I have no way of knowing this, and maybe no one else does either. But I suspect that the assibilation or assimilation of -δσ- to -σ- (in effect, the disappearance of δ) occurred when sigma became the marker of futurity. That seems to me like a plausible and “natural” (whatever that means) sound change – something like that happens in casually spoken English – although in general the motivations for sound changes are poorly understood. The change from -νσ- to -σ- with compensatory lengthening would have to have occurred after the disappearance of δ, which brought -ν- into contact with -σ-.

All of this happened before Greek began to be written, so it’s really speculative to ask how the actual pronunciation changed. The absence of writing meant that there was no stabilizing factor that would impede changes in pronunciation.

Incidentally, Smyth sec. 532 says that the sigmatic future arose out of the sigmatic aorist (first aorist) subjunctive, but of course some verbs have second aorists, so the process must have involved a generalization of the sigmatic aorist with ε/ο vocalism as the future marker. I haven’t chased this down, though.

Smyth also asserts (sec. 100):

ντ, νδ, νθ before ς form νσς (98), then νς, finally ν is dropped and the preceding vowel is lengthened (37).
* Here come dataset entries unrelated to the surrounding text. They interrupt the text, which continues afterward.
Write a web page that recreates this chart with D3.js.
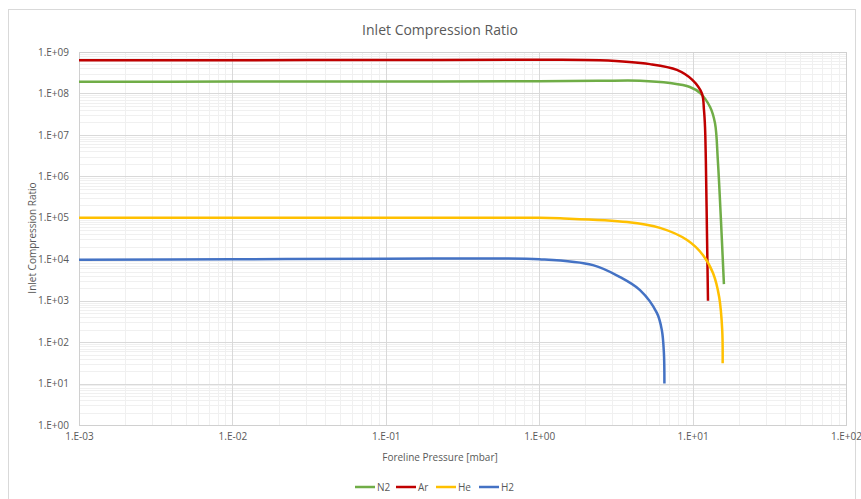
<!DOCTYPE html>
<html><head><meta charset="utf-8">
<script src="https://cdn.jsdelivr.net/npm/d3@7"></script>
<style>body{margin:0;background:#fff;}svg text{font-family:"Open Sans",Calibri,sans-serif;fill:#595959;}</style>
</head><body><svg id="c" width="861" height="499"></svg>
<script>
const xTickValues = [1e-3, 1e-2, 1e-1, 1e0, 1e1, 1e2];
const yTickValues = [1e0, 1e1, 1e2, 1e3, 1e4, 1e5, 1e6, 1e7, 1e8, 1e9];
const seriesNames = ["N2", "Ar", "He", "H2"];
const seriesColors = ["#70ad47", "#c00000", "#ffc000", "#4472c4"];
const n2P = [0.001, 0.01, 0.1, 1, 2.5, 4.54, 7.13, 9.6, 11.2, 13.0, 14.0, 14.6, 15.3, 16.0];
const n2R = [1.92e8, 1.93e8, 1.95e8, 1.97e8, 2.02e8, 2.03e8, 1.78e8, 1.43e8, 1.02e8, 4.7e7, 1.9e7, 2.5e6, 8.9e4, 2.5e3];
const arP = [0.001, 0.01, 0.1, 1, 2.49, 5.27, 7.9, 10.0, 11.5, 11.86, 12.05, 12.2, 12.4, 12.6];
const arR = [6.3e8, 6.35e8, 6.4e8, 6.5e8, 6.3e8, 5.1e8, 3.7e8, 2.1e8, 1.0e8, 4.0e7, 1.55e7, 2.4e6, 5e4, 1.0e3];
const heP = [0.001, 0.01, 0.1, 1, 1.37, 3.73, 6.13, 9.2, 11.7, 13.6, 14.9, 15.6, 15.7];
const heR = [1.0e5, 1.0e5, 1.0e5, 1.0e5, 9.7e4, 7.9e4, 5.7e4, 2.9e4, 1.25e4, 4.6e3, 1.23e3, 195, 31];
const h2P = [0.001, 0.01, 0.1, 0.3, 1, 2.24, 3.37, 4.54, 5.86, 6.3, 6.5, 6.55];
const h2R = [9.7e3, 1.0e4, 1.03e4, 1.04e4, 1.0e4, 7.2e3, 3.7e3, 1.8e3, 500, 195, 55, 10];
const seriesP = [n2P, arP, heP, h2P];
const seriesR = [n2R, arR, heR, h2R];

const svg = d3.select("#c");
const L = 79, R = 846, T = 52, B = 425;
const x = d3.scaleLog().domain([1e-3, 1e2]).range([L, R]);
const y = d3.scaleLog().domain([1e0, 1e9]).range([B, T]);
const fmt = v => { const e = Math.round(Math.log10(v)); return "1.E" + (e >= 0 ? "+" : "-") + String(Math.abs(e)).padStart(2, "0"); };

// outer border
svg.append("rect").attr("x", 8.5).attr("y", 9.5).attr("width", 847).attr("height", 492)
  .attr("fill", "#fff").attr("stroke", "#d9d9d9");

// minor grid
const minorX = [], minorY = [];
for (let e = -3; e < 2; e++) for (let m = 2; m < 10; m++) minorX.push(m * Math.pow(10, e));
for (let e = 0; e < 9; e++) for (let m = 2; m < 10; m++) minorY.push(m * Math.pow(10, e));
const g = svg.append("g");
g.selectAll(".mx").data(minorX).join("line").attr("x1", d => Math.round(x(d)) + 0.5).attr("x2", d => Math.round(x(d)) + 0.5)
  .attr("y1", T).attr("y2", B).attr("stroke", "#f0f0f0");
g.selectAll(".my").data(minorY).join("line").attr("y1", d => Math.round(y(d)) + 0.5).attr("y2", d => Math.round(y(d)) + 0.5)
  .attr("x1", L).attr("x2", R).attr("stroke", "#f0f0f0");
g.selectAll(".Mx").data(xTickValues).join("line").attr("x1", d => Math.round(x(d)) + 0.5).attr("x2", d => Math.round(x(d)) + 0.5)
  .attr("y1", T).attr("y2", B).attr("stroke", "#d9d9d9");
g.selectAll(".My").data(yTickValues).join("line").attr("y1", d => Math.round(y(d)) + 0.5).attr("y2", d => Math.round(y(d)) + 0.5)
  .attr("x1", L).attr("x2", R).attr("stroke", "#d9d9d9");
svg.append("rect").attr("x", L + 0.5).attr("y", T + 0.5).attr("width", R - L).attr("height", B - T)
  .attr("fill", "none").attr("stroke", "#d0d0d0");

// axes labels
const xa = svg.append("g").attr("transform", `translate(0,${B})`)
  .call(d3.axisBottom(x).tickValues(xTickValues).tickFormat(fmt).tickSize(0).tickPadding(8));
xa.select(".domain").remove();
xa.selectAll("text").attr("font-size", 10).attr("fill", "#595959");
const ya = svg.append("g").attr("transform", `translate(${L},0)`)
  .call(d3.axisLeft(y).tickValues(yTickValues).tickFormat(fmt).tickSize(0).tickPadding(10));
ya.select(".domain").remove();
ya.selectAll("text").attr("font-size", 10).attr("fill", "#595959");

// titles
svg.append("text").attr("x", 440).attr("y", 35).attr("text-anchor", "middle").attr("font-size", 14).text("Inlet Compression Ratio");
svg.append("text").attr("x", 440).attr("y", 461).attr("text-anchor", "middle").attr("font-size", 10).text("Foreline Pressure [mbar]");
svg.append("text").attr("transform", "translate(36,238) rotate(-90)").attr("text-anchor", "middle").attr("font-size", 10).text("Inlet Compression Ratio");

// lines
const line = d3.line().x(d => x(d[0])).y(d => y(d[1])).curve(d3.curveCatmullRom.alpha(0.5));
seriesNames.forEach((n, i) => {
  const data = seriesP[i].map((p, j) => [p, seriesR[i][j]]);
  svg.append("path").datum(data).attr("d", line).attr("fill", "none")
    .attr("stroke", seriesColors[i]).attr("stroke-width", 2.5);
});

// legend
const lg = svg.append("g");
const lx = [355, 396, 436, 479];
seriesNames.forEach((n, i) => {
  lg.append("line").attr("x1", lx[i]).attr("x2", lx[i] + 20).attr("y1", 487).attr("y2", 487)
    .attr("stroke", seriesColors[i]).attr("stroke-width", 2.5);
  lg.append("text").attr("x", lx[i] + 22).attr("y", 490.5).attr("font-size", 10).text(n);
});
</script></body></html>
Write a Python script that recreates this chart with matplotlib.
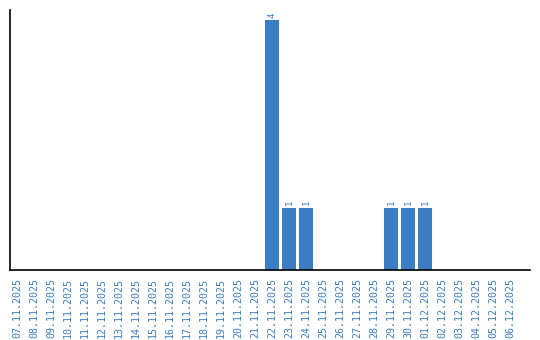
import matplotlib
matplotlib.use("Agg")
import matplotlib.pyplot as plt

dates = ["07.11.2025", "08.11.2025", "09.11.2025", "10.11.2025", "11.11.2025",
         "12.11.2025", "13.11.2025", "14.11.2025", "15.11.2025", "16.11.2025",
         "17.11.2025", "18.11.2025", "19.11.2025", "20.11.2025", "21.11.2025",
         "22.11.2025", "23.11.2025", "24.11.2025", "25.11.2025", "26.11.2025",
         "27.11.2025", "28.11.2025", "29.11.2025", "30.11.2025", "01.12.2025",
         "02.12.2025", "03.12.2025", "04.12.2025", "05.12.2025", "06.12.2025"]
counts = [0, 0, 0, 0, 0, 0, 0, 0, 0, 0, 0, 0, 0, 0, 0,
          4, 1, 1, 0, 0, 0, 0, 1, 1, 1, 0, 0, 0, 0, 0]

bar_color = "#3b7dc4"
text_color = "#3a7dc4"

fig = plt.figure(figsize=(5.4, 3.4), dpi=100)
ax = fig.add_axes([10/540, 70/340, 520/540, 260/340])

x = list(range(len(dates)))
ax.bar(x, counts, width=0.82, color=bar_color)

for xi, c in zip(x, counts):
    if c > 0:
        ax.text(xi, c + 0.04, str(c), rotation=90, ha="center", va="bottom",
                color=text_color, fontsize=6.5, family="DejaVu Sans Mono")

ax.set_xlim(-0.41, 30.18)
ax.set_ylim(0, 4.16)
ax.set_xticks(x)
ax.set_xticklabels(dates, rotation=90, fontsize=7.2, family="DejaVu Sans Mono",
                   color=text_color)
ax.tick_params(axis="x", length=0, pad=6)
ax.set_yticks([])
for s in ["top", "right"]:
    ax.spines[s].set_visible(False)
ax.spines["left"].set_linewidth(1.2)
ax.spines["bottom"].set_linewidth(1.2)

fig.savefig("out.png", dpi=100)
It seems unlikely to me that -νσς was ever part of the sequence of changes. The only evidence I can detect is the Homeric (and post-Homeric poetic) form ποσσι instead of Attic ποσι, but that can probably be explained by archaic formulas that originally included the word podsi, where aoidoi lengthened the first syllable to ποσσι when the sound change occurred so that the old formula would continue to fit the meter. Having a word shaped _υ alongside a word shaped υυ would have offered metrical flexibility for aoidoi, and subsequent poets no doubt took advantage of that following the Homeric model. But, hey, what do I know?

__

is there a post-Smyth source on the evolution of the ancient Greek language, from a linguistic perspective, you might recommend?

The rules of “euphony” in Smyth are really not bad, as long as you realize that “euphony” is something of a misnomer. These are descriptions of low-level, relatively recent (in relation to the classical language), phonological changes. I think a discussion of these rules is also found in the Cambridge Grammar of Ancient Greek.

To go back further, you are getting into pre-Greek and before that into Proto-Indo-European. In English, the most complete exposition is in Sihler, A New Comparative Grammar of Latin and Greek, but this work is dense amd difficult and frustrating to use, and on top of that very expensive. I generally use two French books, Lejeune, Phonétique historique du mycénien et du grec ancien for historical phonology, and Chantraine, Morphologie historique du grec, when I want to educate myself on specifics in the history and pre-history of ancient Greek. These date from mid-century, and are probably less up-to-date than Sihler (though apparently Sihler too is showing its age), but I find them – by orders of magnitude – much better organized and easier to use than Sihler. There’s also a German work by Rix on Greek historical phonology, Historische Grammatik des Griechischen, but I find this too algebraic.

I should emphasize that I’m no scholar myself, just a reader of ancient Greek with some interest in the history of the language.